Get past the mainstream bad press of bacon - there are a bunch of options out there. Figuring out how to buy healthy bacon for a paleo diet simply comes down to getting informed and finding a good source.
Sources & bacon I've tried
1. Our local Whole Foods has a few good options:
Pederson's Natural Farms - Uncured, No Sugar, Hickory Smoked Bacon. They claim it to be pork raised without the use of antibiotics or growth stimulant and fed no animal by-products. Minimally process and no artificial ingredients or preservatives.
Whole Food's Wellshire Dry Rubbed Bacon - a simple in store option. Includes Sea Salt, Raw Sugar & Spices. They claim that they partner with dedicated family-owned farms and producers to make sure that their pork is the best whether it's for everyday meals, or your special celebrations.
The animals are raised with care with no antibiotics — ever, no animal byproducts in feed, no gestation or farrowing (birthing) crates, bedding required in housing & no supplemental growth hormones since Federal regulations prohibit the use of hormones in raising pork, poultry, goats, veal and bison.
2. Another local RVA option is Belmont Butchery. I've had their Pancetta & Bacon and it is very good. Comes at a price though - I tend to use that more for special occasions.

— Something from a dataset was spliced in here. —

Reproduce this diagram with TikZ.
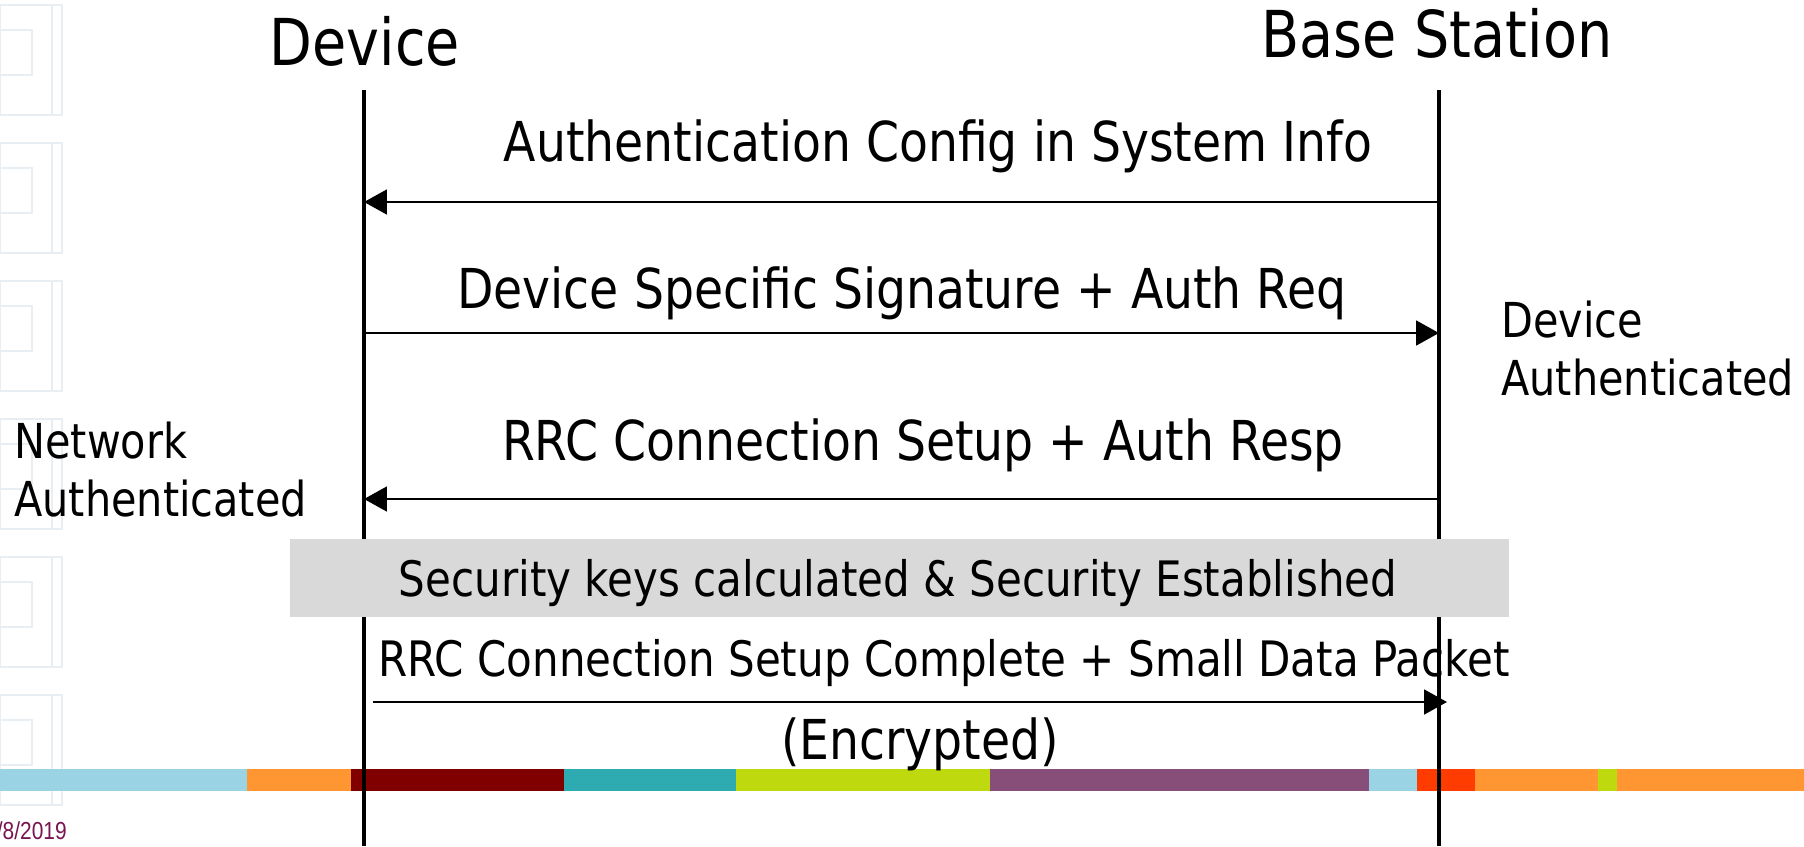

3. I'll note this one as well, although I haven't tried it yet. One of the comments from the Nitrate Myth article I mentioned above has the owner of Autumn Olive Farms in Waynesboro, VA chiming in on their Pastured Pork. There doesn't seem to be an online ordering option, but they might prove to be a good source since they clearly raise their product with care and in a natural environment.